■ **OBJECTIVE**:
Only the pictures are left out: repeat the rest of the entries exactly.

■ **DATA FOR THE TASK**:
____

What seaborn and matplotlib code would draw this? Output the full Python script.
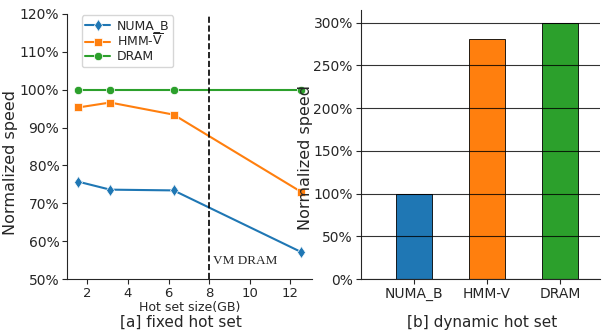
import pandas as pd
import matplotlib.pyplot as plt
import seaborn as sns
from matplotlib.ticker import PercentFormatter

# [a] fixed hot set
hot_set_gb = [1.5625, 3.125, 6.25, 12.5]
numa_b = [75.7, 73.6, 73.4, 57.2]
hmm_v = [95.3, 96.6, 93.4, 73.1]
dram = [100.0, 100.0, 100.0, 100.0]

# [b] dynamic hot set
systems = ['NUMA_B', 'HMM-V', 'DRAM']
dyn_speed = [100.0, 281.0, 300.0]

series_names = ['NUMA_B', 'HMM-V', 'DRAM']
legend_labels = ['NUMA_B', r'HMM-$\overline{\mathrm{V}}$', 'DRAM']
markers = {'NUMA_B': 'd', 'HMM-V': 's', 'DRAM': 'o'}
colors = sns.color_palette('tab10', 3)

sns.set_style("ticks")
plt.rcParams['font.family'] = ['DejaVu Sans']
plt.rcParams['mathtext.fontset'] = 'dejavusans'

df = pd.DataFrame({
    'size': hot_set_gb * 3,
    'speed': numa_b + hmm_v + dram,
    'system': [s for s in series_names for _ in hot_set_gb],
})

fig = plt.figure(figsize=(6.03, 3.31), dpi=100)
ax1 = fig.add_axes([0.111, 0.157, 0.406, 0.801])
ax2 = fig.add_axes([0.599, 0.157, 0.396, 0.813])

sns.lineplot(data=df, x='size', y='speed', hue='system', style='system',
             hue_order=series_names, style_order=series_names,
             markers=markers, dashes=False, palette=colors,
             markersize=6, linewidth=1.5, markeredgewidth=0.5, ax=ax1)
ax1.axvline(8, color='black', linestyle='--', linewidth=1.2)
ax1.text(8.2, 53.3, 'VM DRAM', family='Liberation Serif', fontsize=9.5, va='bottom')
ax1.set_xlim(1.0, 13.05)
ax1.set_ylim(50, 120)
ax1.set_xticks([2, 4, 6, 8, 10, 12])
ax1.set_yticks(range(50, 121, 10))
ax1.yaxis.set_major_formatter(PercentFormatter(decimals=0))
ax1.tick_params(labelsize=9.5, length=3.5, pad=2)
ax1.tick_params(axis='y', labelsize=10)
ax1.set_xlabel('Hot set size(GB)', fontsize=9)
ax1.xaxis.set_label_coords(0.5, -0.082)
ax1.set_ylabel('Normalized speed', fontsize=11.5)
ax1.yaxis.set_label_coords(-0.2, 0.44)
handles, _ = ax1.get_legend_handles_labels()
ax1.legend(handles[-3:], legend_labels, loc='upper left', fontsize=9,
           bbox_to_anchor=(0.055, 1.0), borderaxespad=0.1, handlelength=2,
           borderpad=0.3, labelspacing=0.1, handletextpad=0.5)
sns.despine(ax=ax1)

bar_df = pd.DataFrame({'system': systems, 'speed': dyn_speed})
sns.barplot(data=bar_df, x='system', y='speed', hue='system', palette=colors,
            saturation=1, width=0.5, edgecolor='black', linewidth=0.6,
            legend=False, ax=ax2)
ax2.set_xlim(-0.72, 2.55)
ax2.set_ylim(0, 315)
ax2.set_yticks(range(0, 301, 50))
ax2.yaxis.set_major_formatter(PercentFormatter(decimals=0))
ax2.set_axisbelow(False)
ax2.grid(axis='y', color='black', linewidth=0.8, alpha=0.8)
ax2.tick_params(labelsize=10, length=3.5, pad=2.5)
ax2.set_xlabel('')
ax2.set_ylabel('Normalized speed', fontsize=11.5)
ax2.yaxis.set_label_coords(-0.2, 0.45)
sns.despine(ax=ax2)

fig.text(0.30, 0.027, '[a] fixed hot set', fontsize=11, ha='center', va='center')
fig.text(0.80, 0.027, '[b] dynamic hot set', fontsize=11, ha='center', va='center')

fig.savefig('out.png', dpi=100)
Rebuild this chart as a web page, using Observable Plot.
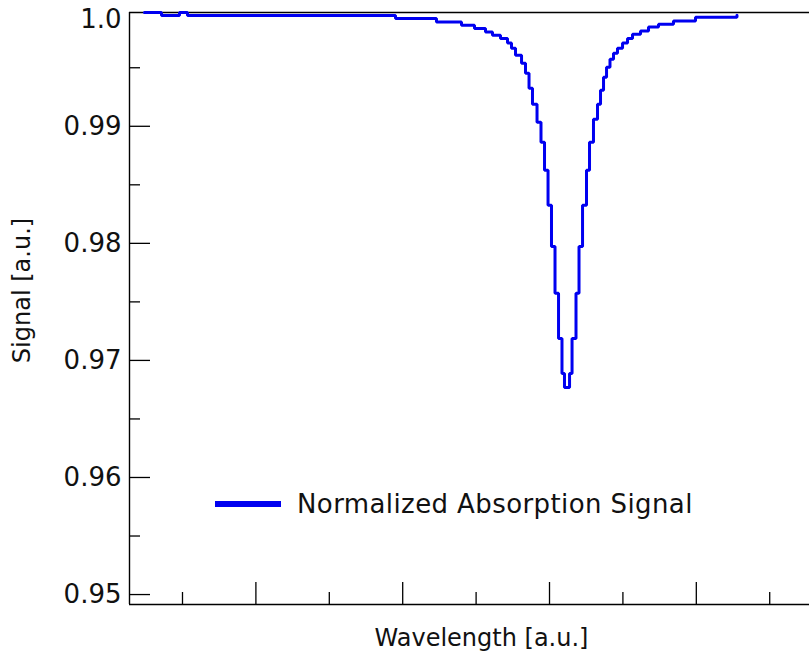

____

■ **SOLUTION FOR THIS PROBLEM**:
What seaborn and matplotlib code would draw this? Output the full Python script.
import pandas as pd
import matplotlib.pyplot as plt
import seaborn as sns
from matplotlib.ticker import PercentFormatter

# [a] fixed hot set
hot_set_gb = [1.5625, 3.125, 6.25, 12.5]
numa_b = [75.7, 73.6, 73.4, 57.2]
hmm_v = [95.3, 96.6, 93.4, 73.1]
dram = [100.0, 100.0, 100.0, 100.0]

# [b] dynamic hot set
systems = ['NUMA_B', 'HMM-V', 'DRAM']
dyn_speed = [100.0, 281.0, 300.0]

series_names = ['NUMA_B', 'HMM-V', 'DRAM']
legend_labels = ['NUMA_B', r'HMM-$\overline{\mathrm{V}}$', 'DRAM']
markers = {'NUMA_B': 'd', 'HMM-V': 's', 'DRAM': 'o'}
colors = sns.color_palette('tab10', 3)

sns.set_style("ticks")
plt.rcParams['font.family'] = ['DejaVu Sans']
plt.rcParams['mathtext.fontset'] = 'dejavusans'

df = pd.DataFrame({
    'size': hot_set_gb * 3,
    'speed': numa_b + hmm_v + dram,
    'system': [s for s in series_names for _ in hot_set_gb],
})

fig = plt.figure(figsize=(6.03, 3.31), dpi=100)
ax1 = fig.add_axes([0.111, 0.157, 0.406, 0.801])
ax2 = fig.add_axes([0.599, 0.157, 0.396, 0.813])

sns.lineplot(data=df, x='size', y='speed', hue='system', style='system',
             hue_order=series_names, style_order=series_names,
             markers=markers, dashes=False, palette=colors,
             markersize=6, linewidth=1.5, markeredgewidth=0.5, ax=ax1)
ax1.axvline(8, color='black', linestyle='--', linewidth=1.2)
ax1.text(8.2, 53.3, 'VM DRAM', family='Liberation Serif', fontsize=9.5, va='bottom')
ax1.set_xlim(1.0, 13.05)
ax1.set_ylim(50, 120)
ax1.set_xticks([2, 4, 6, 8, 10, 12])
ax1.set_yticks(range(50, 121, 10))
ax1.yaxis.set_major_formatter(PercentFormatter(decimals=0))
ax1.tick_params(labelsize=9.5, length=3.5, pad=2)
ax1.tick_params(axis='y', labelsize=10)
ax1.set_xlabel('Hot set size(GB)', fontsize=9)
ax1.xaxis.set_label_coords(0.5, -0.082)
ax1.set_ylabel('Normalized speed', fontsize=11.5)
ax1.yaxis.set_label_coords(-0.2, 0.44)
handles, _ = ax1.get_legend_handles_labels()
ax1.legend(handles[-3:], legend_labels, loc='upper left', fontsize=9,
           bbox_to_anchor=(0.055, 1.0), borderaxespad=0.1, handlelength=2,
           borderpad=0.3, labelspacing=0.1, handletextpad=0.5)
sns.despine(ax=ax1)

bar_df = pd.DataFrame({'system': systems, 'speed': dyn_speed})
sns.barplot(data=bar_df, x='system', y='speed', hue='system', palette=colors,
            saturation=1, width=0.5, edgecolor='black', linewidth=0.6,
            legend=False, ax=ax2)
ax2.set_xlim(-0.72, 2.55)
ax2.set_ylim(0, 315)
ax2.set_yticks(range(0, 301, 50))
ax2.yaxis.set_major_formatter(PercentFormatter(decimals=0))
ax2.set_axisbelow(False)
ax2.grid(axis='y', color='black', linewidth=0.8, alpha=0.8)
ax2.tick_params(labelsize=10, length=3.5, pad=2.5)
ax2.set_xlabel('')
ax2.set_ylabel('Normalized speed', fontsize=11.5)
ax2.yaxis.set_label_coords(-0.2, 0.45)
sns.despine(ax=ax2)

fig.text(0.30, 0.027, '[a] fixed hot set', fontsize=11, ha='center', va='center')
fig.text(0.80, 0.027, '[b] dynamic hot set', fontsize=11, ha='center', va='center')

fig.savefig('out.png', dpi=100)
Rebuild this chart as a web page, using Observable Plot.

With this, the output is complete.